Blockchain Funding Models Across Industries
Art
Royalty Sharing: Blockchain technology and NFTs allow artists to receive royalties for each subsequent sale of their work, which is automatically enforced through smart contracts. Once an artwork is tokenized and sold, the artist can receive a royalty for each subsequent sale. This empowers artists by ensuring they continue to benefit from the increasing value of their creations.
Direct Sales to Collectors: Artists can use blockchain platforms to sell their NFT-based artwork directly to collectors worldwide, bypassing traditional intermediaries like galleries. This model gives artists greater control over their work and potentially increases their earnings.
Fractional Ownership of High-Value Art: NFTs enable the fractionalization of ownership for high-value artworks. Smaller investors can purchase tokens representing a portion of a valuable artwork, allowing them to participate in the art market at a lower cost.
Gaming
NFT Lending and Renting: Players can lend or rent their in-game assets, such as characters, items, or virtual land, represented by NFTs, to other players for a fee. This creates a new revenue stream for NFT owners and allows players who may not be able to afford to purchase these assets to access them.
Tokenized In-Game Currencies and Items: Blockchain games can create their own in-game currencies and items as tokens. These tokens can be used for various purposes within the game's ecosystem, including purchasing items, trading with other players, and earning rewards. This model can provide an alternative to traditional in-game economies and create new monetization opportunities for game developers.
NFT Sales for Exclusive Content or Access: Game developers can use NFTs to offer exclusive content or access to in-game events or features. This can incentivize players to purchase NFTs, providing additional funding for game development and creating unique experiences for players.
Real Estate
Fractional Ownership: Tokenization enables the fractional ownership of real estate properties. This means that multiple investors can purchase tokens that represent a portion of a property, allowing them to pool their resources and invest in properties that would otherwise be out of reach.
NFT-Backed Mortgages: NFTs can be used as collateral for mortgages. This could streamline the mortgage process and potentially reduce costs for borrowers.
Real Estate Investment Trusts (REITs) on Blockchain: REITs can be tokenized on a blockchain, allowing investors to purchase shares in a diversified portfolio of real estate assets.

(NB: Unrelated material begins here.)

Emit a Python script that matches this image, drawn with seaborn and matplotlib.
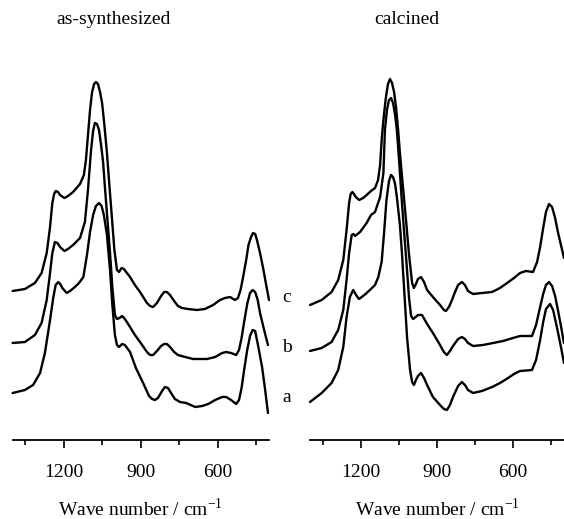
import numpy as np
import pandas as pd
import seaborn as sns
import matplotlib
matplotlib.use("Agg")
import matplotlib.pyplot as plt

sns.set_theme(style="white")
plt.rcParams['font.family'] = ['Liberation Serif', 'DejaVu Serif']
plt.rcParams['mathtext.fontset'] = 'custom'
plt.rcParams['mathtext.rm'] = 'Liberation Serif'

# %% data (wave number / cm-1, stacked intensity a.u.)
# as-synthesized, curve a
as_a_x = [1400, 1352, 1320, 1293, 1274, 1254, 1241, 1232, 1222, 1214, 1206, 1189, 1176, 1157, 1141, 1124, 1110,
          1098, 1086, 1075, 1063, 1053, 1044, 1032, 1020, 1011, 1001, 993, 985, 973, 962, 942, 919, 891, 868,
          856, 845, 833, 817, 806, 794, 782, 767, 747, 723, 688, 661, 637, 610, 583, 567, 548, 528, 517, 507,
          497, 485, 474, 464, 454, 443, 427, 415, 404]
as_a_y = [0.47, 0.50, 0.55, 0.67, 0.87, 1.20, 1.43, 1.55, 1.58, 1.56, 1.52, 1.47, 1.49, 1.53, 1.57, 1.63, 1.85,
          2.08, 2.25, 2.34, 2.37, 2.34, 2.25, 2.05, 1.70, 1.35, 1.05, 0.95, 0.93, 0.96, 0.95, 0.88, 0.72, 0.57,
          0.44, 0.41, 0.40, 0.42, 0.49, 0.53, 0.52, 0.47, 0.41, 0.38, 0.37, 0.33, 0.34, 0.36, 0.40, 0.43, 0.43,
          0.40, 0.36, 0.40, 0.52, 0.70, 0.90, 1.04, 1.10, 1.09, 0.95, 0.73, 0.50, 0.27]
# as-synthesized, curve b
as_b_x = [1400, 1352, 1313, 1287, 1267, 1254, 1245, 1235, 1225, 1215, 1198, 1184, 1164, 1137, 1118, 1106, 1094,
          1086, 1079, 1071, 1063, 1055, 1047, 1040, 1030, 1020, 1011, 1001, 993, 983, 973, 962, 942, 923, 903,
          876, 864, 852, 837, 821, 809, 798, 786, 770, 755, 727, 696, 642, 610, 583, 567, 548, 528, 517, 507,
          497, 485, 474, 464, 454, 444, 435, 419, 404]
as_b_y = [0.97, 0.98, 1.05, 1.17, 1.40, 1.67, 1.87, 1.98, 1.97, 1.93, 1.89, 1.91, 1.95, 2.02, 2.18, 2.50, 2.90,
          3.09, 3.17, 3.16, 3.10, 2.95, 2.78, 2.53, 2.20, 1.87, 1.53, 1.25, 1.21, 1.22, 1.24, 1.21, 1.13, 1.05,
          0.98, 0.88, 0.85, 0.85, 0.89, 0.94, 0.96, 0.96, 0.93, 0.88, 0.85, 0.83, 0.81, 0.81, 0.83, 0.87, 0.88,
          0.87, 0.85, 0.90, 1.02, 1.18, 1.36, 1.47, 1.50, 1.48, 1.40, 1.27, 1.10, 0.95]
# as-synthesized, curve c
as_c_x = [1400, 1352, 1313, 1287, 1267, 1254, 1245, 1238, 1232, 1223, 1215, 1198, 1184, 1164, 1137, 1122, 1114,
          1106, 1098, 1090, 1082, 1075, 1067, 1059, 1051, 1042, 1032, 1022, 1012, 1003, 993, 985, 975, 966, 954,
          942, 923, 903, 876, 864, 852, 837, 821, 809, 798, 786, 770, 755, 739, 716, 681, 650, 618, 591, 572,
          552, 533, 521, 511, 501, 489, 480, 470, 462, 454, 447, 435, 423, 411, 400]
as_c_y = [1.49, 1.51, 1.57, 1.67, 1.87, 2.13, 2.37, 2.46, 2.49, 2.48, 2.45, 2.42, 2.44, 2.48, 2.56, 2.65, 2.80,
          3.05, 3.30, 3.48, 3.56, 3.58, 3.56, 3.48, 3.37, 3.15, 2.87, 2.53, 2.20, 1.90, 1.70, 1.68, 1.72, 1.71,
          1.67, 1.63, 1.55, 1.48, 1.37, 1.34, 1.33, 1.37, 1.44, 1.48, 1.48, 1.45, 1.39, 1.34, 1.32, 1.31, 1.30,
          1.31, 1.35, 1.40, 1.42, 1.43, 1.40, 1.42, 1.50, 1.63, 1.80, 1.95, 2.03, 2.07, 2.06, 2.00, 1.87, 1.72,
          1.55, 1.40]
# calcined, curve a
ca_a_x = [1400, 1354, 1315, 1289, 1269, 1256, 1243, 1230, 1216, 1207, 1191, 1177, 1160, 1144, 1131, 1118, 1109,
          1099, 1089, 1081, 1073, 1065, 1058, 1046, 1038, 1028, 1018, 1006, 998, 991, 983, 975, 963, 951, 939,
          916, 888, 873, 861, 849, 837, 817, 802, 790, 778, 758, 723, 683, 652, 620, 597, 573, 526, 510, 494,
          482, 471, 455, 443, 428, 412, 400]
ca_a_y = [0.38, 0.47, 0.57, 0.70, 0.93, 1.23, 1.43, 1.50, 1.44, 1.41, 1.44, 1.47, 1.51, 1.55, 1.63, 1.78, 2.05,
          2.40, 2.59, 2.65, 2.63, 2.56, 2.43, 2.15, 1.87, 1.45, 1.03, 0.70, 0.58, 0.55, 0.60, 0.64, 0.67, 0.62,
          0.55, 0.43, 0.35, 0.31, 0.30, 0.35, 0.43, 0.54, 0.58, 0.55, 0.50, 0.47, 0.49, 0.53, 0.57, 0.62, 0.66,
          0.69, 0.70, 0.80, 1.00, 1.18, 1.31, 1.36, 1.30, 1.13, 0.93, 0.77]
# calcined, curve b
ca_b_x = [1400, 1354, 1315, 1289, 1269, 1256, 1246, 1236, 1229, 1223, 1203, 1177, 1160, 1144, 1124, 1111, 1105,
          1097, 1089, 1081, 1073, 1065, 1058, 1048, 1038, 1028, 1018, 1010, 1002, 994, 984, 975, 959, 939, 916,
          888, 873, 861, 849, 837, 817, 802, 790, 778, 758, 719, 679, 640, 601, 573, 526, 510, 494, 482, 471,
          459, 447, 435, 424, 412, 400]
ca_b_y = [0.89, 0.92, 0.98, 1.10, 1.30, 1.60, 1.87, 2.05, 2.06, 2.04, 2.08, 2.17, 2.25, 2.28, 2.43, 2.67, 3.10,
          3.30, 3.40, 3.42, 3.37, 3.25, 3.10, 2.75, 2.37, 2.03, 1.70, 1.42, 1.24, 1.21, 1.23, 1.25, 1.25, 1.16,
          1.07, 0.95, 0.88, 0.85, 0.89, 0.94, 1.01, 1.03, 1.01, 0.97, 0.94, 0.95, 0.97, 0.99, 1.02, 1.04, 1.04,
          1.15, 1.33, 1.46, 1.55, 1.58, 1.54, 1.44, 1.30, 1.14, 0.97]
# calcined, curve c
ca_c_x = [1400, 1354, 1315, 1289, 1269, 1256, 1246, 1240, 1233, 1227, 1220, 1206, 1191, 1177, 1160, 1144, 1132,
          1124, 1117, 1109, 1101, 1093, 1085, 1077, 1069, 1061, 1053, 1046, 1034, 1022, 1010, 998, 991, 983, 975,
          963, 951, 939, 916, 888, 873, 865, 853, 841, 829, 817, 802, 790, 778, 758, 723, 683, 652, 624, 597,
          573, 550, 522, 506, 494, 482, 471, 459, 447, 435, 424, 412, 400]
ca_c_y = [1.35, 1.40, 1.48, 1.60, 1.80, 2.10, 2.37, 2.46, 2.48, 2.46, 2.43, 2.40, 2.42, 2.45, 2.49, 2.52, 2.60,
          2.75, 3.03, 3.25, 3.43, 3.56, 3.61, 3.57, 3.48, 3.32, 3.10, 2.87, 2.53, 2.20, 1.85, 1.57, 1.52, 1.56,
          1.61, 1.63, 1.58, 1.50, 1.43, 1.35, 1.30, 1.29, 1.33, 1.40, 1.48, 1.55, 1.58, 1.55, 1.49, 1.46, 1.47,
          1.48, 1.52, 1.57, 1.62, 1.67, 1.69, 1.68, 1.78, 1.93, 2.12, 2.28, 2.36, 2.33, 2.22, 2.08, 1.95, 1.82]

panels = [("as-synthesized", [(as_a_x, as_a_y), (as_b_x, as_b_y), (as_c_x, as_c_y)]),
          ("calcined", [(ca_a_x, ca_a_y), (ca_b_x, ca_b_y), (ca_c_x, ca_c_y)])]
curve_labels = ["a", "b", "c"]
label_y = [0.43, 0.93, 1.42]

# %% figure
fig = plt.figure(figsize=(5.64, 5.19), dpi=100)
ax1 = fig.add_axes([12.6 / 564, 79 / 519, 256.4 / 564, 380 / 519])
ax2 = fig.add_axes([310 / 564, 79 / 519, 254 / 564, 380 / 519])

for ax, (title, curves) in zip([ax1, ax2], panels):
    for cx, cy in curves:
        df = pd.DataFrame({'wn': cx, 'A': cy})
        sns.lineplot(data=df, x='wn', y='A', color='black', linewidth=1.7, ax=ax, sort=False,
                     clip_on=False, estimator=None, solid_joinstyle='round', solid_capstyle='round')
    ax.set_xlim(1400, 400)
    ax.set_ylim(0, 3.8)
    for s in ['top', 'left', 'right']:
        ax.spines[s].set_visible(False)
    ax.spines['bottom'].set_linewidth(1.3)
    ax.spines['bottom'].set_color('black')
    ax.set_yticks([])
    ax.set_ylabel('')
    ax.set_xticks([1200, 900, 600])
    ax.set_xticks([1350, 1050, 750, 450], minor=True)
    ax.tick_params(axis='x', which='major', direction='out', length=6, width=1.2, color='black',
                   bottom=True, labelsize=14, pad=11, labelcolor='black')
    ax.tick_params(axis='x', which='minor', direction='out', length=3.5, width=1.2, color='black', bottom=True)
    ax.set_xlabel(r'Wave number / cm$^{\mathregular{-1}}$', fontsize=14, color='black', labelpad=12)
    ax.patch.set_alpha(0)

fig.text(114 / 564, 1 - 20 / 519, "as-synthesized", ha='center', va='center', fontsize=14, color='black')
fig.text(407 / 564, 1 - 20 / 519, "calcined", ha='center', va='center', fontsize=14, color='black')

for lab, ly in zip(curve_labels, label_y):
    ax1.text(330, ly, lab, ha='center', va='center', fontsize=14, color='black', clip_on=False)

fig.savefig('out.png', dpi=100, facecolor='white')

Decentralized Finance (DeFi)
NFT-Backed Loans: NFT owners can use their NFTs as collateral to obtain loans. This provides NFT owners with access to liquidity without having to sell their assets. This model has been particularly popular for high-value NFT collections, such as Bored Ape Yacht Club, where owners are reluctant to sell their assets but may need liquidity for other investments.
Decentralized Liquidity Pools: These pools aggregate funds from multiple investors and are used to provide liquidity for various DeFi protocols, including lending platforms, decentralized exchanges, and yield farming protocols. Investors can earn interest by depositing their crypto assets into these pools.
Yield Farming: A form of investment where investors provide liquidity to DeFi protocols and earn rewards in the form of tokens or interest.
Infrastructure
Tokenized Debt for Infrastructure Projects: Bonds or other debt instruments for infrastructure projects can be tokenized, allowing investors to purchase fractions of the debt. This can attract a larger pool of investors and potentially lower the cost of capital for these projects.
Security Token Offerings (STOs): STOs allow companies to raise funds by issuing security tokens that represent ownership in the company or project. STOs are subject to securities regulations and offer a more regulated way to raise funds using blockchain technology.
These examples showcase the innovative ways blockchain technology is being used across different industries to create alternative funding models. These models can provide more efficient, transparent, and accessible ways to raise capital and invest in a variety of projects. As blockchain technology continues to develop, new funding models are likely to emerge, further transforming the financial landscape across multiple sectors.
It is important to note that the legal and regulatory frameworks for blockchain-based funding models are still evolving. It is crucial to be aware of the potential risks and challenges associated with these models, such as market volatility, security vulnerabilities, and regulatory uncertainty, before participating.